In another case, United States v. Nicolet Inc., the court found that mere participation in the financial affairs of the borrower such as inspections of the property, loan refinancing and financial advice did not negate the exemption.

To add to the confusion, other courts found lenders liable for a variety of reasons. In United States v. Maryland Bank and Trust Co., the lender was considered liable because it held title at the time of the cleanup. The court concluded that the owner/operator liability referred, without exception, to all current owners, no matter how theycame to own the property.

In another case, Guidice v. BFG Electroplating and Manufacturing Co., the court admitted that the bank was entitled to the security interest exemption prior to foreclosure. However, it said that after foreclosure the bank owned the facility and the security exemption did not apply because it held the property for eight months before selling.

Fleet Factors Case

The leading case establishing the scope of lender liability under the environmental act was United States v. Fleet Factors Corp. The Fleet Factors case was the first time an appellate court reviewed the security interest exemption. The case concerned both an attempted loan workout and, ultimately, a foreclosure.

During the workout, the lender approved the shipping of goods, controlled employment decisions, supervised office activities and undertook other management functions.

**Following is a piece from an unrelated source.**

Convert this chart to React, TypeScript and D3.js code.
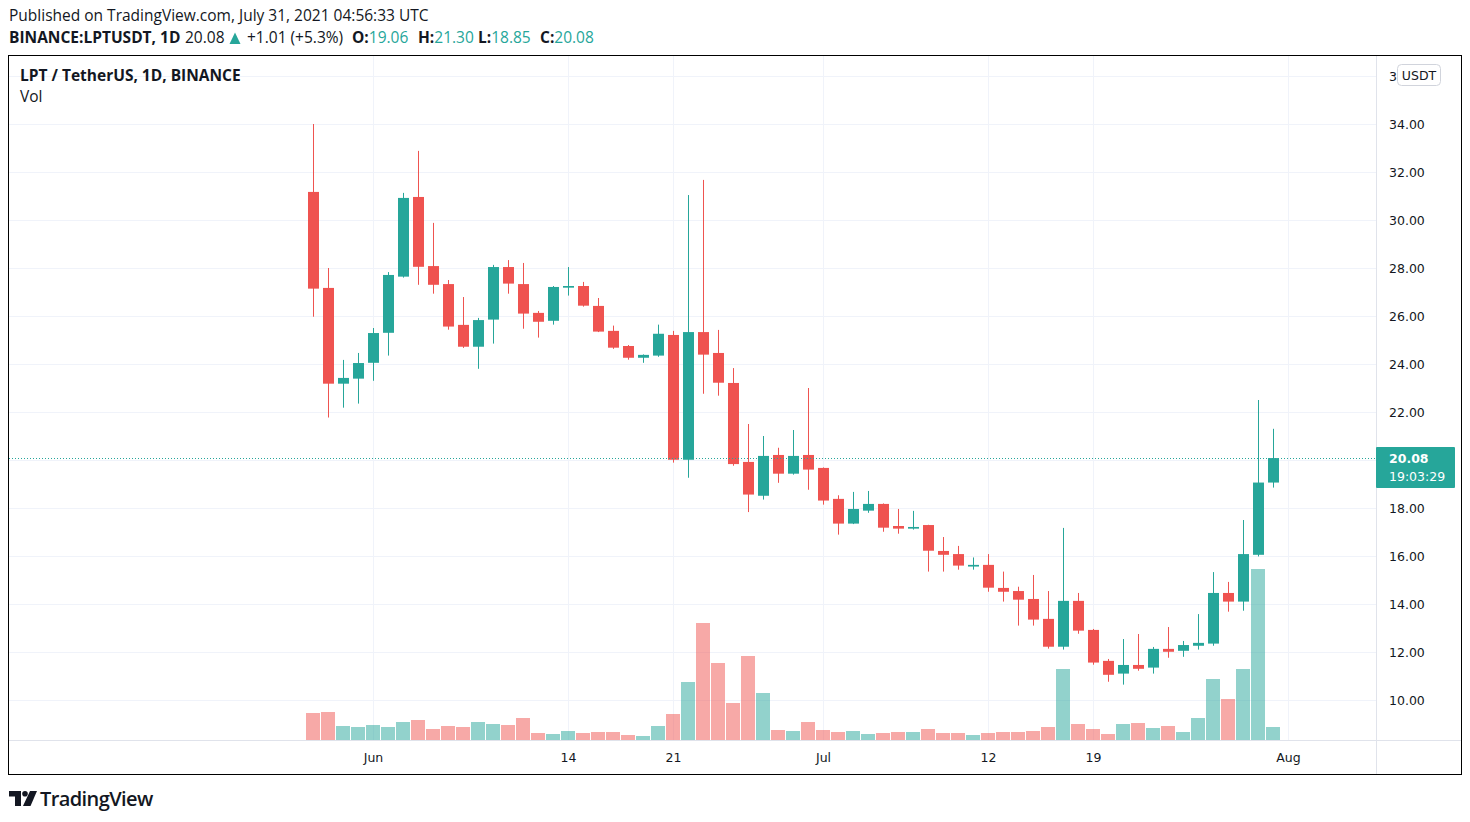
import React from "react";
import * as d3 from "d3";

const startDate = "2021-05-28";
const opens = [31.17,27.17,23.18,23.39,24.05,25.3,27.64,30.96,28.08,27.33,25.63,24.72,25.85,28.04,27.33,26.13,25.8,27.18,27.25,26.42,25.38,24.75,24.26,24.35,25.21,20.01,25.33,24.46,23.21,19.92,18.51,20.21,19.43,20.21,19.67,18.38,17.35,17.89,18.17,17.25,17.14,17.29,16.21,16.08,15.56,15.63,14.67,14.54,14.21,13.38,12.22,14.13,12.92,11.63,11.1,11.46,11.35,12.13,12.05,12.26,12.35,14.46,14.1,16.05,19.06];
const highs = [34.0,28.0,24.17,24.46,25.5,27.83,31.13,32.88,29.88,27.5,26.79,25.92,28.13,28.33,28.21,26.21,27.25,28.04,27.42,26.75,25.6,24.79,24.4,25.64,25.38,31.04,31.67,25.42,23.83,21.5,21.0,20.51,21.25,23.0,19.69,18.53,18.67,18.71,18.19,17.96,17.88,17.3,16.79,16.42,15.94,16.08,15.35,14.72,15.21,14.54,17.17,14.46,12.96,11.71,12.54,12.75,12.21,13.04,12.46,13.58,15.33,14.92,17.5,22.5,21.3];
const lows = [25.97,21.77,22.18,22.35,23.3,24.35,27.6,27.3,26.93,25.43,24.67,23.8,24.85,26.93,25.47,25.1,25.64,26.85,26.39,25.33,24.63,24.18,24.05,24.3,19.89,19.26,22.76,22.68,19.76,17.83,18.35,19.05,19.39,18.76,18.14,16.89,17.33,17.8,17.01,16.93,17.1,15.35,15.35,15.43,15.43,14.51,14.1,13.1,13.1,12.14,12.1,12.76,11.47,10.76,10.64,11.22,11.1,11.76,11.8,12.1,12.26,13.68,13.72,15.98,18.85];
const closes = [27.14,23.18,23.42,24.04,25.29,27.71,30.92,28.05,27.3,25.56,24.72,25.83,28.04,27.35,26.1,25.76,27.21,27.25,26.43,25.35,24.68,24.26,24.38,25.26,20.01,25.33,24.39,23.22,19.83,18.56,20.17,19.43,20.17,19.6,18.31,17.35,17.96,18.17,17.18,17.14,17.21,16.22,16.05,15.6,15.63,14.68,14.51,14.18,13.35,12.22,14.13,12.89,11.56,11.05,11.46,11.3,12.13,12.01,12.29,12.38,14.46,14.1,16.08,19.06,20.08];
const volumesK = [81,84,42,39,45,39,54,60,33,42,39,54,48,45,66,21,18,27,21,24,24,15,12,42,78,174,351,231,111,252,141,30,27,54,30,24,27,18,21,24,24,33,21,21,15,21,24,24,27,39,213,48,33,18,48,51,36,42,24,66,183,123,213,513,39];

const priceTicks = [10,12,14,16,18,20,22,24,26,28,30,32,34];
const timeTickDates = ["2021-06-01","2021-06-14","2021-06-21","2021-07-01","2021-07-12","2021-07-19","2021-08-01"];
const timeTickLabels = ["Jun","14","21","Jul","12","19","Aug"];
const lastPrice = 20.08;
const lastTimer = "19:03:29";

const GREEN = "#26a69a";
const RED = "#ef5350";
const GREEN_V = "rgba(38,166,154,0.5)";
const RED_V = "rgba(239,83,80,0.5)";
const GRID = "#f0f3fa";
const TEXT = "#131722";
const UI_FONT = "'Open Sans', 'Noto Sans', sans-serif";
const AXIS_FONT = "'DejaVu Sans', sans-serif";
const HF = 15.5;

export default function App() {
  const parse = d3.utcParse("%Y-%m-%d");
  const d0 = parse(startDate) as Date;
  const dates = opens.map((_, i) => d3.utcDay.offset(d0, i));

  const paneLeft = 9, paneRight = 1376, paneTop = 56, paneBottom = 740;

  const x = d3.scaleUtc()
    .domain([d0, dates[dates.length - 1]])
    .range([313.5, 313.5 + (dates.length - 1) * 15]);
  const y = d3.scaleLinear().domain([10, 34]).range([700, 124]);
  const yV = d3.scaleLinear().domain([0, d3.max(volumesK) as number]).range([paneBottom, 569]);

  const tickDates = timeTickDates.map((s) => parse(s) as Date);
  const lastY = Math.round(y(lastPrice));

  return (
    <div style={{ position: "absolute", left: 0, top: 0 }}>
      <svg width={1470} height={822} style={{ display: "block", background: "#fff" }}>
        <rect x={0} y={0} width={1470} height={822} fill="#fff" />
        {/* header */}
        <text x={9} y={21} fontFamily={UI_FONT} fontSize={HF} fill={TEXT}>
          Published on TradingView.com, July 31, 2021 04:56:33 UTC
        </text>
        <g fontFamily={UI_FONT} fontSize={HF} fill={TEXT}>
          <text x={9} y={43} fontWeight="bold">BINANCE:LPTUSDT, 1D</text>
          <text x={185} y={43}>20.08</text>
          <text x={247} y={43}>+1.01 (+5.3%)</text>
          <text x={352} y={43} fontWeight="bold">O:<tspan fontWeight="normal" fill={GREEN}>19.06</tspan></text>
          <text x={418} y={43} fontWeight="bold">H:<tspan fontWeight="normal" fill={GREEN}>21.30</tspan></text>
          <text x={478} y={43} fontWeight="bold">L:<tspan fontWeight="normal" fill={GREEN}>18.85</tspan></text>
          <text x={540} y={43} fontWeight="bold">C:<tspan fontWeight="normal" fill={GREEN}>20.08</tspan></text>
        </g>
        <path d="M229.5,44 L235,32.5 L240.5,44 Z" fill={GREEN} />

        {/* grid */}
        <clipPath id="pane">
          <rect x={paneLeft} y={paneTop} width={paneRight - paneLeft} height={paneBottom - paneTop} />
        </clipPath>
        <g clipPath="url(#pane)">
          {[...priceTicks, 36].map((p) => (
            <line key={"h" + p} x1={paneLeft} x2={paneRight} y1={Math.round(y(p)) + 0.5} y2={Math.round(y(p)) + 0.5} stroke={GRID} />
          ))}
          {tickDates.map((d, i) => (
            <line key={"v" + i} x1={Math.round(x(d)) - 0.5} x2={Math.round(x(d)) - 0.5} y1={paneTop} y2={paneBottom} stroke={GRID} />
          ))}
          {/* volumes */}
          {volumesK.map((v, i) => {
            const cx = x(dates[i]);
            const up = closes[i] >= opens[i];
            return (
              <rect key={"vol" + i} x={cx - 7.5} y={yV(v)} width={14} height={paneBottom - yV(v)} fill={up ? GREEN_V : RED_V} />
            );
          })}
          {/* candles */}
          {opens.map((o, i) => {
            const c = closes[i];
            const cx = x(dates[i]);
            const up = c >= o;
            const col = up ? GREEN : RED;
            const top = y(Math.max(o, c));
            const bot = y(Math.min(o, c));
            return (
              <g key={"c" + i}>
                <line x1={cx} x2={cx} y1={y(highs[i])} y2={y(lows[i])} stroke={col} strokeWidth={1} />
                <rect x={cx - 5.5} y={top} width={11} height={Math.max(1, bot - top)} fill={col} />
              </g>
            );
          })}
          {/* last price line */}
          <line x1={paneLeft} x2={paneRight} y1={lastY + 0.5} y2={lastY + 0.5} stroke={GREEN} strokeDasharray="1 2" />
        </g>

        {/* legend */}
        <text x={20} y={81} fontFamily={UI_FONT} fontSize={HF} fontWeight="bold" fill={TEXT}>LPT / TetherUS, 1D, BINANCE</text>
        <text x={20} y={102} fontFamily={UI_FONT} fontSize={HF} fill={TEXT}>Vol</text>

        {/* axes separators */}
        <line x1={paneRight + 0.5} x2={paneRight + 0.5} y1={55} y2={775} stroke="#e0e3eb" />
        <line x1={8} x2={1462} y1={paneBottom + 0.5} y2={paneBottom + 0.5} stroke="#e0e3eb" />

        {/* price axis labels (the one under the last-price box is hidden) */}
        {priceTicks.filter((p) => Math.abs(y(p) - lastY) > 22).map((p) => (
          <text key={"pl" + p} x={1389} y={y(p) + 4.5} fontFamily={AXIS_FONT} fontSize={12.5} fill={TEXT}>
            {p.toFixed(2)}
          </text>
        ))}
        <text x={1389} y={y(36) + 4.5} fontFamily={AXIS_FONT} fontSize={12.5} fill={TEXT}>3</text>
        <rect x={1397.5} y={64.5} width={43} height={21} rx={4} fill="#fff" stroke="#d1d4dc" />
        <text x={1419} y={79.5} textAnchor="middle" fontFamily={AXIS_FONT} fontSize={12.5} fill={TEXT}>USDT</text>

        {/* current price label */}
        <rect x={1376} y={447} width={79} height={41} fill={GREEN} rx={1} />
        <text x={1389} y={463} fontFamily={AXIS_FONT} fontSize={12.5} fontWeight="bold" fill="#fff">{lastPrice.toFixed(2)}</text>
        <text x={1389} y={481} fontFamily={AXIS_FONT} fontSize={12.5} fill="#fff">{lastTimer}</text>

        {/* time axis */}
        {tickDates.map((d, i) => (
          <text key={"tl" + i} x={x(d)} y={762} textAnchor="middle" fontFamily={AXIS_FONT} fontSize={12.5} fill={TEXT}>
            {timeTickLabels[i]}
          </text>
        ))}

        {/* frame */}
        <rect x={8.5} y={55.5} width={1453} height={719} fill="none" stroke="#000" strokeWidth={1} />

        {/* footer logo */}
        <g transform="translate(9,791)" fill={TEXT}>
          <path d="M0,0 H12 V15 H6 V5.5 H0 Z" />
          <circle cx={16} cy={2.8} r={2.8} />
          <path d="M21,0 H28 L21.5,15 H14 Z" />
        </g>
        <text x={40} y={806} fontFamily={UI_FONT} fontSize={20} fontWeight={600} fill={TEXT} letterSpacing={-0.6}>TradingView</text>
      </svg>
    </div>
  );
}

The court said that the lender had injected itself into the management, operations, and finances of the borrower to such an extent that it exceeded the parameters of the "owner or operator" exemption.

In fact, the court concluded that the lender's involvement in the facility's financial management inferred that it also could influence the borrower's treatment of hazardous waste at the site.

Reaching well beyond the limits of earlier decisions, the court found that a secured creditor did not have to actually be involved in the day-to-day operations of the facility, or to participate in management decisions relating to hazardous waste to expose itself to liability.

To confuse the issue further, in a subsequent case, Bergsoe Metal Corp., another appellate court found that the lender had to actually participate in managing the foreclosed property to be liable as an "owner or operator."

More Cause for Concern

A 1993 case has highlighted the fact that trustees and fiduciaries also need to be concerned about their potential liability, since they currently have no exemption. In the City of Phoenix v. Garbage Services Co. case, the court said that a bank holding property in a fiduciary capacity was liable for contamination.

Now that the kelley ruling has taken lenders back to the unsettled pre-EPA lender liability rule days, the Fleet Factors decision and its progeny take on added importance because these rulings have greatly narrowed the scope of the environmental act's secured creditor exception and increased bank exposure to the possible risk of liability.

Thus, lenders are strongly advised to investigate thoroughly the waste treatment and policies of potential borrowers before granting new loans.